Peggy Phelan opposes Aulander’s view that all performance serves to be mediatized and argues that it is ontologically distinctive to any technological reproduction.
Phelan - ‘performances only life is in the present. Performance cannot be saved, recorded, documented, or otherwise participate in the circulation of reproductions of representation, once it does so, it becomes something other than performance’ (Phelan: 41)
I will address what Phelan means and demonstrate how some performance artists have subverted and experimented with the idea of presence in performance with technology. This will allow for a greater understanding of Auslander’s view within a performance art history, rather than the current debate that opposes each other, I see both views as supporting one another in some regard.
Section 3: My Verdict
-
Key questions –
How does the work I have presented disrupt views put forward by Auslander/ Phelan?

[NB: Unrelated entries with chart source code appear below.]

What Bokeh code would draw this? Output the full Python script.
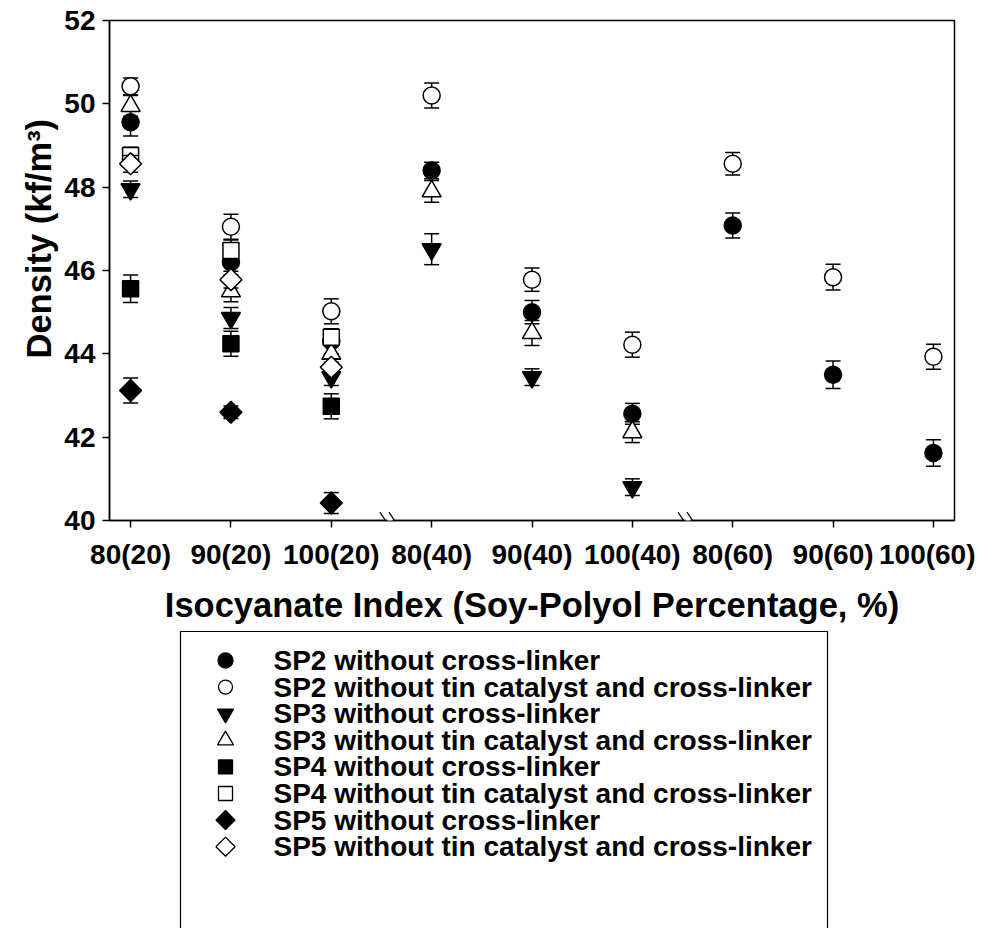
import numpy as np
from bokeh.plotting import figure
from bokeh.models import FixedTicker, Range1d, Arrow, ColumnDataSource, Title
from bokeh.layouts import column
from bokeh.embed import file_html
from bokeh.resources import INLINE
from bokeh.core.properties import value

# ---------------- data ----------------
categories = ["80(20)", "90(20)", "100(20)", "80(40)", "90(40)", "100(40)",
              "80(60)", "90(60)", "100(60)"]

sp2_cl = [49.56, 46.20, 44.30, 48.40, 45.00, 42.56, 47.08, 43.50, 41.62]
sp2_cl_err = [0.33, 0.30, 0.30, 0.20, 0.28, 0.25, 0.30, 0.33, 0.32]
sp2_tin = [50.42, 47.05, 45.02, 50.20, 45.78, 44.22, 48.56, 45.84, 43.93]
sp2_tin_err = [0.20, 0.30, 0.30, 0.30, 0.28, 0.30, 0.27, 0.31, 0.30]

sp3_cl = [47.95, 44.86, 43.44, 46.51, 43.44, 40.80]
sp3_cl_err = [0.20, 0.25, 0.20, 0.37, 0.20, 0.20]
sp3_tin = [49.95, 45.50, 44.00, 47.90, 44.50, 42.12]
sp3_tin_err = [0.25, 0.25, 0.20, 0.26, 0.30, 0.25]

sp4_cl = [45.56, 44.24, 42.74]
sp4_cl_err = [0.33, 0.30, 0.30]
sp4_tin = [48.76, 46.48, 44.40]
sp4_tin_err = [0.20, 0.25, 0.20]

sp5_cl = [43.12, 42.60, 40.42]
sp5_cl_err = [0.30, 0.15, 0.25]
sp5_tin = [48.56, 45.78, 43.68]
sp5_tin_err = [0.20, 0.20, 0.20]

y_ticks = [40, 42, 44, 46, 48, 50, 52]

legend_labels = ["SP2 without cross-linker",
                 "SP2 without tin catalyst and cross-linker",
                 "SP3 without cross-linker",
                 "SP3 without tin catalyst and cross-linker",
                 "SP4 without cross-linker",
                 "SP4 without tin catalyst and cross-linker",
                 "SP5 without cross-linker",
                 "SP5 without tin catalyst and cross-linker"]

FONT = "Liberation Sans"
W = 975
F_LEFT, F_RIGHT, F_TOP, F_BOTTOM = 109, 954, 20, 520
H1 = 628
H2 = 300

# ---------------- main plot ----------------
p = figure(width=W, height=H1, x_range=Range1d(-0.21, 8.21), y_range=Range1d(40, 52),
           output_backend="svg", toolbar_location=None,
           min_border_left=F_LEFT, min_border_right=W - F_RIGHT,
           min_border_top=F_TOP, min_border_bottom=H1 - F_BOTTOM)
p.grid.visible = False
p.outline_line_color = "black"
p.outline_line_width = 1.5
p.background_fill_color = "white"
p.border_fill_color = "white"

p.xaxis.ticker = FixedTicker(ticks=list(range(len(categories))))
p.xaxis.major_label_overrides = {i: c for i, c in enumerate(categories)}
p.yaxis.ticker = FixedTicker(ticks=y_ticks)
p.xaxis.axis_label = "Isocyanate Index (Soy-Polyol Percentage, %)"

for ax in (p.xaxis, p.yaxis):
    ax.axis_line_width = 1.5
    ax.axis_line_color = "black"
    ax.major_tick_line_width = 1.5
    ax.major_tick_line_color = "black"
    ax.major_tick_out = 7
    ax.major_tick_in = 0
    ax.minor_tick_out = 0
    ax.minor_tick_in = 0
    ax.major_label_text_font = FONT
    ax.major_label_text_font_style = "bold"
    ax.major_label_text_font_size = "28px"
    ax.major_label_text_color = "black"
    ax.axis_label_text_font = FONT
    ax.axis_label_text_font_style = "bold"
    ax.axis_label_text_font_size = "34.5px"
    ax.axis_label_text_color = "black"
p.xaxis.major_label_standoff = 11
p.xaxis.axis_label_standoff = 13
p.yaxis.major_label_standoff = 7

# y-axis title (placed higher than centre, like the original)
p.add_layout(Title(text="Density (kf/m\u00b3)", align="left", offset=162, standoff=8,
                   text_font=FONT, text_font_style="bold", text_font_size="34.5px",
                   text_color="black"), "left")


def series(ys, errs, marker, fill, size, angle=0.0):
    ys = np.array(ys, dtype=float)
    errs = np.array(errs, dtype=float)
    src = ColumnDataSource(dict(x=np.arange(len(ys)), y=ys, lo=ys - errs, hi=ys + errs))
    p.segment(x0="x", y0="lo", x1="x", y1="hi", source=src, line_color="black", line_width=1.5)
    p.scatter(x="x", y="hi", source=src, marker="dash", size=15, line_color="black", line_width=1.5)
    p.scatter(x="x", y="lo", source=src, marker="dash", size=15, line_color="black", line_width=1.5)
    p.scatter(x="x", y="y", source=src, marker=marker, size=size, angle=angle,
              fill_color=fill, line_color="black", line_width=1.5)


series(sp2_cl, sp2_cl_err, "circle", "black", 17)
series(sp2_tin, sp2_tin_err, "circle", "white", 17)
series(sp3_cl, sp3_cl_err, "inverted_triangle", "black", 19)
series(sp3_tin, sp3_tin_err, "triangle", "white", 19)
series(sp4_cl, sp4_cl_err, "square", "black", 16)
series(sp4_tin, sp4_tin_err, "square", "white", 16)
series(sp5_cl, sp5_cl_err, "square", "black", 15.5, np.pi / 4)
series(sp5_tin, sp5_tin_err, "square", "white", 15.5, np.pi / 4)

# axis break marks
for xc in (2.585, 5.555):
    p.add_layout(Arrow(end=None, start=None, x_start=xc - 0.025, x_end=xc + 0.025,
                       y_start=40, y_end=40, line_color="white", line_width=4))
    for dx in (-0.045, 0.045):
        p.add_layout(Arrow(end=None, start=None, x_start=xc + dx - 0.055, x_end=xc + dx + 0.055,
                           y_start=40.2, y_end=39.8, line_color="black", line_width=1.2))

# ---------------- legend panel (coordinates = page pixels) ----------------
p2 = figure(width=W, height=H2, x_range=Range1d(F_LEFT, F_RIGHT), y_range=Range1d(H1 + H2, H1),
            output_backend="svg", toolbar_location=None,
            min_border_left=F_LEFT, min_border_right=W - F_RIGHT,
            min_border_top=0, min_border_bottom=0)
p2.axis.visible = False
p2.grid.visible = False
p2.outline_line_color = None
p2.background_fill_color = "white"

p2.quad(left=[180], right=[827], top=[631], bottom=[1100], fill_color=None,
        line_color="black", line_width=1.2)

n = len(legend_labels)
rows = [660 + 26.6 * i for i in range(n)]
leg_src = ColumnDataSource(dict(
    x=[225] * n, tx=[273] * n, y=rows, label=legend_labels,
    marker=["circle", "circle", "inverted_triangle", "triangle", "square", "square", "square", "square"],
    fill=["black", "white"] * 4,
    size=[15, 14, 16, 16, 14, 14, 13.5, 13.5],
    angle=[0, 0, 0, 0, 0, 0, np.pi / 4, np.pi / 4],
))
p2.scatter(x="x", y="y", source=leg_src, marker="marker", size="size", angle="angle",
           fill_color="fill", line_color="black", line_width=1.3)
p2.text(x="tx", y="y", text="label", source=leg_src, text_font=value(FONT),
        text_font_style="bold", text_font_size="28px", text_baseline="middle",
        text_align="left", text_color="black")

layout = column(p, p2, spacing=0)
open("out.html", "w").write(file_html(layout, INLINE))
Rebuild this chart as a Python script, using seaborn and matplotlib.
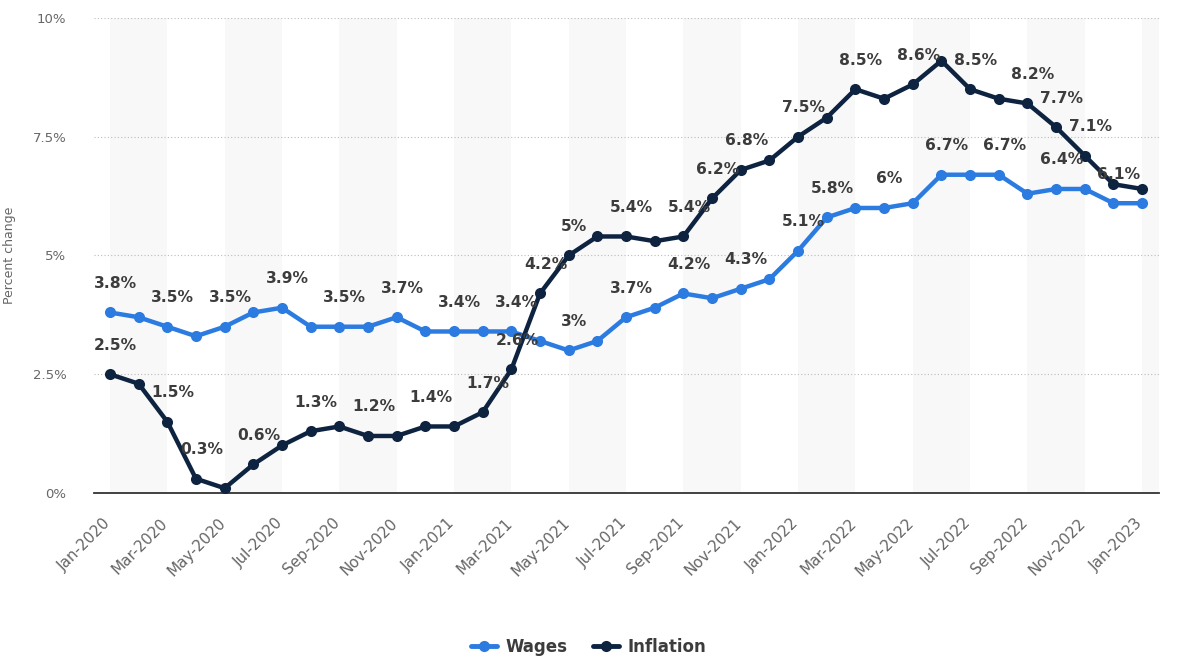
import numpy as np
import pandas as pd
import matplotlib
matplotlib.use('Agg')
import matplotlib.pyplot as plt
import matplotlib.transforms as mtransforms
import seaborn as sns
from matplotlib.lines import Line2D

# ---- data ----
months = pd.date_range('2020-01-01', '2023-01-01', freq='MS').strftime('%b-%Y').tolist()

wages = [3.8, 3.7, 3.5, 3.3, 3.5, 3.8, 3.9, 3.5, 3.5, 3.5, 3.7, 3.4,
         3.4, 3.4, 3.4, 3.2, 3.0, 3.2, 3.7, 3.9, 4.2, 4.1, 4.3, 4.5,
         5.1, 5.8, 6.0, 6.0, 6.1, 6.7, 6.7, 6.7, 6.3, 6.4, 6.4, 6.1,
         6.1]
inflation = [2.5, 2.3, 1.5, 0.3, 0.1, 0.6, 1.0, 1.3, 1.4, 1.2, 1.2, 1.4,
             1.4, 1.7, 2.6, 4.2, 5.0, 5.4, 5.4, 5.3, 5.4, 6.2, 6.8, 7.0,
             7.5, 7.9, 8.5, 8.3, 8.6, 9.1, 8.5, 8.3, 8.2, 7.7, 7.1, 6.5,
             6.4]

# which points carry a value label
wage_labels = [0, 2, 4, 6, 8, 10, 12, 14, 16, 18, 20, 22, 24, 25, 27, 29, 31, 33, 35]
infl_labels = [0, 2, 3, 5, 7, 9, 11, 13, 14, 15, 16, 18, 20, 21, 22, 24, 26, 28, 30, 32, 33, 34]

yticks = [0, 2.5, 5, 7.5, 10]
ytick_labels = ['0%', '2.5%', '5%', '7.5%', '10%']

WAGE_COL = '#2b7be0'
INFL_COL = '#0d2340'
TXT_COL = '#3c3c3c'

df = pd.DataFrame({'idx': np.arange(len(months)), 'month': months,
                   'Wages': wages, 'Inflation': inflation})

sns.set_style('white')
plt.rcParams['font.family'] = ['DejaVu Sans']

fig = plt.figure(figsize=(11.77, 6.61), dpi=100)
ax = fig.add_axes([0.080, 0.2542, 0.905, 0.7186])

# alternating background bands (two months wide)
for start in range(0, len(months), 4):
    ax.axvspan(start, min(start + 2, len(months) - 1 + 0.6), color='#f8f8f8', zorder=0, lw=0)

sns.lineplot(data=df, x='idx', y='Wages', ax=ax, color=WAGE_COL, lw=3.2,
             marker='o', markersize=8, markeredgewidth=0, zorder=3)
sns.lineplot(data=df, x='idx', y='Inflation', ax=ax, color=INFL_COL, lw=3.2,
             marker='o', markersize=8, markeredgewidth=0, zorder=4)

for series, idxs in ((wages, wage_labels), (inflation, infl_labels)):
    for i in idxs:
        ax.annotate(f'{series[i]:g}%', (i, series[i]), xytext=(4, 21),
                    textcoords='offset points', ha='center', va='center',
                    fontsize=11.2, fontweight='bold', color=TXT_COL, zorder=6)

ax.set_xlim(-0.55, 36.6)
ax.set_ylim(0, 10)
ax.set_yticks(yticks)
ax.set_yticklabels(ytick_labels)
ax.set_xticks(range(0, len(months), 2))
ax.set_xticklabels(months[::2], rotation=45, ha='right', rotation_mode='anchor')
ax.tick_params(axis='x', length=0, pad=16, labelsize=11, labelcolor='#666666')
ax.tick_params(axis='y', length=0, pad=20, labelsize=9.5, labelcolor='#666666')
shift = mtransforms.ScaledTranslation(-0.07, 0, fig.dpi_scale_trans)
for lab in ax.get_xticklabels():
    lab.set_transform(lab.get_transform() + shift)
ax.yaxis.grid(True, linestyle=(0, (1, 2)), color='#bbbbbb', lw=0.8)
ax.xaxis.grid(False)
for s in ['top', 'right', 'left']:
    ax.spines[s].set_visible(False)
ax.spines['bottom'].set_color('#333333')
ax.spines['bottom'].set_linewidth(1.3)
ax.set_xlabel('')
ax.set_ylabel('Percent change', fontsize=9, color='#666666', labelpad=12)

handles = [Line2D([], [], color=WAGE_COL, lw=3.5, marker='o', markersize=7),
           Line2D([], [], color=INFL_COL, lw=3.5, marker='o', markersize=7)]
fig.legend(handles, ['Wages', 'Inflation'], loc='center', ncol=2,
           bbox_to_anchor=(0.5, 1 - 647 / 661), frameon=False, handlelength=1.6,
           columnspacing=1.5, handletextpad=0.5,
           prop={'weight': 'bold', 'size': 12})
for t in fig.legends[0].get_texts():
    t.set_color(TXT_COL)

plt.savefig('out.png', dpi=100)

To look at ‘live’ within a temporal history, how it has become a commodity and how does that affect the value of performance art?
Have networked communication technologies co-opted the nowness or the notion of live?
Is the debate they are having outdated?
Does Phelan take into account the use of technology as part of the performance or is she only referring to media representation of performance art?
Am I choosing a camp or am I making my own camp?
Summary:
This is where I bring my own work in line with the performance art history I have presented in chapter one. This aligns my position in relation to Auslander/ Phelan debate. Look at the contemporary relevance of the debate within a wider field. What is changing in technology and performance that means this subject retains urgency?
Contemporary examples that disrupt the debate, bots, cyborgs generative data. Performance art in current cultural context, what can we learn about its mass reproduction?